To rein in supply, the company canceled its secondary stock offering, and announced
it will use cash instead to pay for taxes on its restricted stock units.
What’s more, CEO Mark Zuckerberg has vowed not to sell his stocks over the next year, while board members Marc
Andreessen and Don Graham promised to hold onto their shares for the foreseeable future.
“While that does not mean other insiders won’t sell as hundreds of millions of
additional shares become free trading in the months ahead, investors are taking heart from the news,” Forbes writes.
“Together, the steps function like
a kind of defensive wall around the Facebook share price,” The Wall Street Journal explains. “They effectively reduce the amount of Facebook stock in the public market and spread out the amount of shares that could flood the
market in November after a lockup period on the stock expires.”

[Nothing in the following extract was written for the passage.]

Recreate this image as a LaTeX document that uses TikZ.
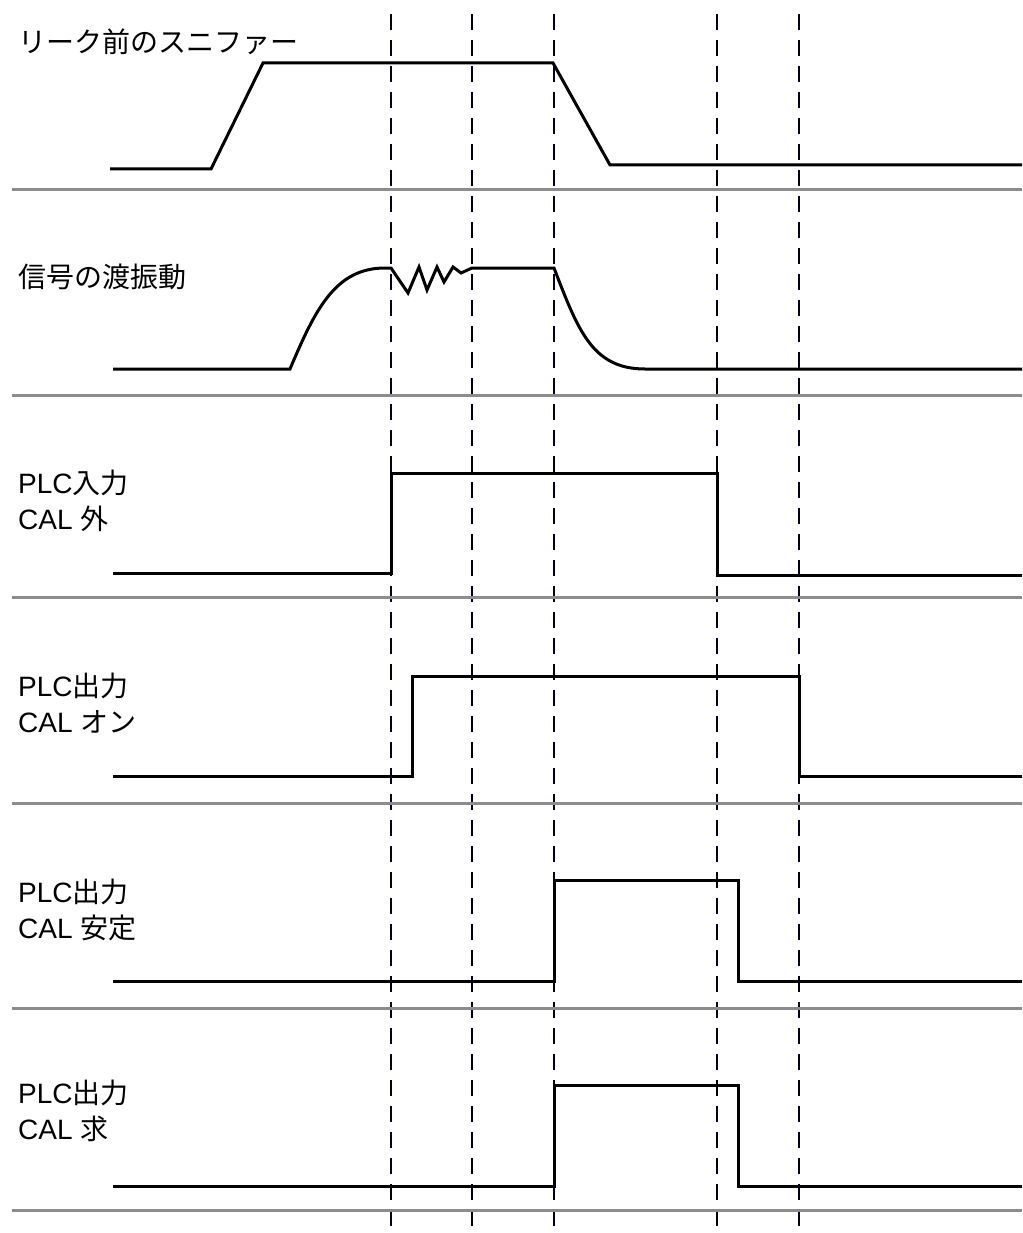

“Along with allowing employees to sell up to 234 million shares two weeks sooner than the original November 14th
lockup expiration date when the other 777 million go free, [the moves] will let Facebook get the lockup over with sooner, avoid a secondary sale or big shareholder dump from hurting its share price,
and finally get back to business,” TechCrunch writes.
“The new self-imposed ban
makes a lot of sense,” Mashable makes clear. “Not only would it be foolish for
Zuckerberg to start selling off more shares now, considering how much their value has plummeted, it would also potentially send a bad message to investors.”
According to The New York
Times, however, “Analysts were skeptical whether these moves … will have any appreciable bearing on the stock.”